▶ Problem statement:
Leave the pictures out and retype the lines from the beginning through the line with "2.183, r: '-0.504'", both ends included.

▶ Source excerpt:
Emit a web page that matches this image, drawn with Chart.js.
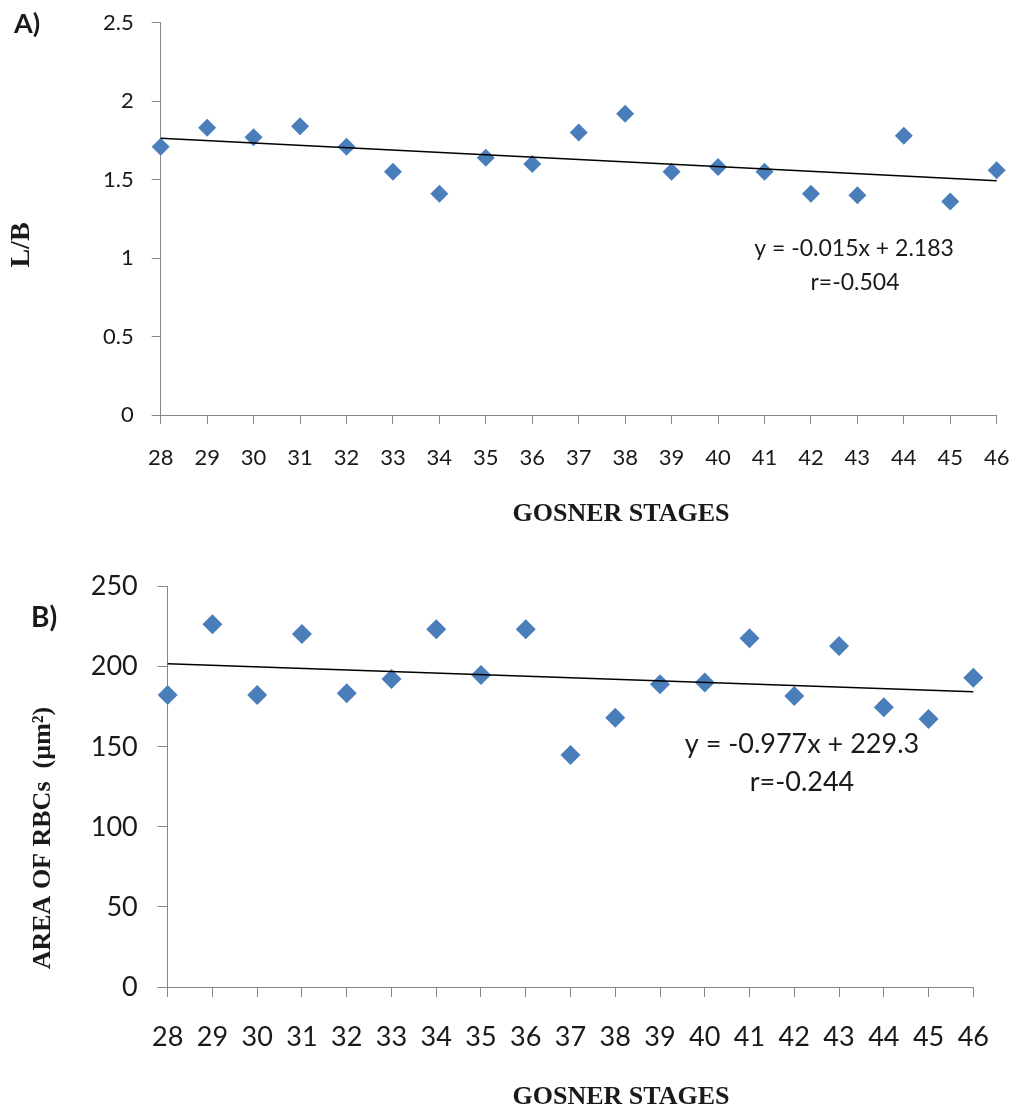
<!DOCTYPE html>
<html>
<head>
<meta charset="utf-8">
<title>RBC shape and area across Gosner stages</title>
<script src="https://cdn.jsdelivr.net/npm/chart.js@4.4.1/dist/chart.umd.min.js"></script>
<style>
  html, body { margin: 0; padding: 0; background: #fff; }
  #wrap { position: relative; width: 1015px; height: 1114px; }
  canvas { position: absolute; left: 0; }
  #chartA { top: 0; }
  #chartB { top: 550px; }
</style>
</head>
<body>
<div id="wrap">
  <canvas id="chartA" width="1015" height="550"></canvas>
  <canvas id="chartB" width="1015" height="564"></canvas>
</div>
<script>
// Gosner stages on the x axis
const stages = [28, 29, 30, 31, 32, 33, 34, 35, 36, 37, 38, 39, 40, 41, 42, 43, 44, 45, 46];

// A) length / breadth ratio of RBCs
const ratioLB = [1.71, 1.83, 1.77, 1.84, 1.71, 1.55, 1.41, 1.64, 1.60, 1.80,
                 1.92, 1.55, 1.58, 1.55, 1.41, 1.40, 1.78, 1.36, 1.56];
const ticksA = [0, 0.5, 1, 1.5, 2, 2.5];
const fitA = { slope: -0.015, intercept: 2.183, r: '-0.504' };

// B) area of RBCs (µm²)
const areaRBC = [182.4, 226.5, 182.4, 220.5, 183.4, 192.4, 223.4, 194.9, 223.4, 144.9,
                 168.2, 189.1, 190.1, 217.8, 181.8, 213.0, 174.7, 167.4, 193.2];
const ticksB = [0, 50, 100, 150, 200, 250];
const fitB = { slope: -0.977, intercept: 229.3, r: '-0.244' };

const BLUE = '#4a7ebb';
const AXIS = '#868686';
const TEXT = '#1a1a1a';
const SANS = 'Lato, "Open Sans", sans-serif';
const SERIF = '"Liberation Serif", "Times New Roman", serif';

// free text (panel letter, axis titles, fit equation) drawn after the datasets
const panelText = {
  id: 'panelText',
  afterDraw(chart, args, opts) {
    const ctx = chart.ctx;
    (opts.items || []).forEach(it => {
      ctx.save();
      ctx.font = it.font;
      ctx.fillStyle = it.color || TEXT;
      ctx.textAlign = it.align || 'center';
      ctx.textBaseline = 'middle';
      ctx.translate(it.x, it.y);
      if (it.rotate) ctx.rotate(it.rotate);
      ctx.fillText(it.text, 0, 0);
      ctx.restore();
    });
  }
};

function equation(fit) {
  return 'y = ' + fit.slope.toFixed(3) + 'x + ' + fit.intercept;
}

// keep the plot box where the layout padding puts it
function noEdgePadding(s) {
  s.paddingTop = 0;
  s.paddingBottom = 0;
  s.paddingLeft = 0;
  s.paddingRight = 0;
}

function makeChart(id, cfg) {
  const canvas = document.getElementById(id);
  const fitLine = [stages[0], stages[stages.length - 1]]
    .map(s => ({ x: s, y: cfg.fit.slope * s + cfg.fit.intercept }));

  return new Chart(canvas, {
    type: 'scatter',
    data: {
      datasets: [
        {
          label: 'fit',
          data: fitLine,
          showLine: true,
          borderColor: '#000',
          borderWidth: 1.5,
          pointRadius: 0,
          order: 0,
          clip: false
        },
        {
          label: 'values',
          data: stages.map((s, i) => ({ x: s, y: cfg.values[i] })),
          pointStyle: 'rectRot',
          pointRadius: cfg.markerR,
          pointHoverRadius: cfg.markerR,
          backgroundColor: BLUE,
          borderColor: BLUE,
          borderWidth: 0,
          order: 1,
          clip: false
        }
      ]
    },
    options: {
      responsive: false,
      animation: false,
      events: [],
      layout: { padding: { left: 0, top: cfg.area.top, right: canvas.width - cfg.area.right, bottom: 0 } },
      plugins: {
        legend: { display: false },
        tooltip: { enabled: false },
        panelText: { items: cfg.text }
      },
      scales: {
        x: {
          type: 'linear',
          min: stages[0],
          max: stages[stages.length - 1],
          afterBuildTicks: s => { s.ticks = stages.map(v => ({ value: v })); },
          afterFit: s => { s.height = canvas.height - cfg.area.bottom; noEdgePadding(s); },
          border: { color: AXIS, width: 1 },
          grid: { drawOnChartArea: false, drawTicks: true, tickLength: cfg.tickLen, color: AXIS },
          ticks: { color: TEXT, padding: cfg.xPad, maxRotation: 0, autoSkip: false,
                   font: { family: SANS, size: cfg.tickSize } }
        },
        y: {
          min: cfg.ticks[0],
          max: cfg.ticks[cfg.ticks.length - 1],
          afterBuildTicks: s => { s.ticks = cfg.ticks.map(v => ({ value: v })); },
          afterFit: s => { s.width = cfg.area.left; noEdgePadding(s); },
          border: { color: AXIS, width: 1 },
          grid: { drawOnChartArea: false, drawTicks: true, tickLength: cfg.tickLen, color: AXIS },
          ticks: { color: TEXT, padding: cfg.yPad, font: { family: SANS, size: cfg.tickSize },
                   callback: v => String(v) }
        }
      }
    },
    plugins: [panelText]
  });
}

makeChart('chartA', {
  values: ratioLB,
  ticks: ticksA,
  fit: fitA,
  markerR: 9,
  tickLen: 9,
  tickSize: 22,
  xPad: 21,
  yPad: 18,
  area: { left: 160.7, top: 22.7, right: 996.7, bottom: 415 },
  text: [
    { text: 'A)', x: 14, y: 24, align: 'left', font: 'bold 27px ' + SANS },
    { text: 'L/B', x: 22, y: 245, rotate: -Math.PI / 2, font: 'bold 28px ' + SERIF },
    { text: 'GOSNER STAGES', x: 621, y: 514, font: 'bold 26px ' + SERIF },
    { text: equation(fitA), x: 854, y: 249, font: '23px ' + SANS },
    { text: 'r=' + fitA.r, x: 855, y: 283, font: '23px ' + SANS }
  ]
});

makeChart('chartB', {
  values: areaRBC,
  ticks: ticksB,
  fit: fitB,
  markerR: 10,
  tickLen: 10,
  tickSize: 27,
  xPad: 24,
  yPad: 20,
  area: { left: 167.7, top: 36.7, right: 973.3, bottom: 437 },
  text: [
    { text: 'B)', x: 31, y: 68, align: 'left', font: 'bold 28px ' + SANS },
    { text: 'AREA OF RBCs  (µm²)', x: 43, y: 288, rotate: -Math.PI / 2, font: 'bold 26px ' + SERIF },
    { text: 'GOSNER STAGES', x: 621, y: 547, font: 'bold 26px ' + SERIF },
    { text: equation(fitB), x: 802, y: 194, font: '27px ' + SANS },
    { text: 'r=' + fitB.r, x: 802, y: 232, font: '27px ' + SANS }
  ]
});
</script>
</body>
</html>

▶ Solution below:
Emit a web page that matches this image, drawn with Chart.js.
<!DOCTYPE html>
<html>
<head>
<meta charset="utf-8">
<title>RBC shape and area across Gosner stages</title>
<script src="https://cdn.jsdelivr.net/npm/chart.js@4.4.1/dist/chart.umd.min.js"></script>
<style>
  html, body { margin: 0; padding: 0; background: #fff; }
  #wrap { position: relative; width: 1015px; height: 1114px; }
  canvas { position: absolute; left: 0; }
  #chartA { top: 0; }
  #chartB { top: 550px; }
</style>
</head>
<body>
<div id="wrap">
  <canvas id="chartA" width="1015" height="550"></canvas>
  <canvas id="chartB" width="1015" height="564"></canvas>
</div>
<script>
// Gosner stages on the x axis
const stages = [28, 29, 30, 31, 32, 33, 34, 35, 36, 37, 38, 39, 40, 41, 42, 43, 44, 45, 46];

// A) length / breadth ratio of RBCs
const ratioLB = [1.71, 1.83, 1.77, 1.84, 1.71, 1.55, 1.41, 1.64, 1.60, 1.80,
                 1.92, 1.55, 1.58, 1.55, 1.41, 1.40, 1.78, 1.36, 1.56];
const ticksA = [0, 0.5, 1, 1.5, 2, 2.5];
const fitA = { slope: -0.015, intercept: 2.183, r: '-0.504' };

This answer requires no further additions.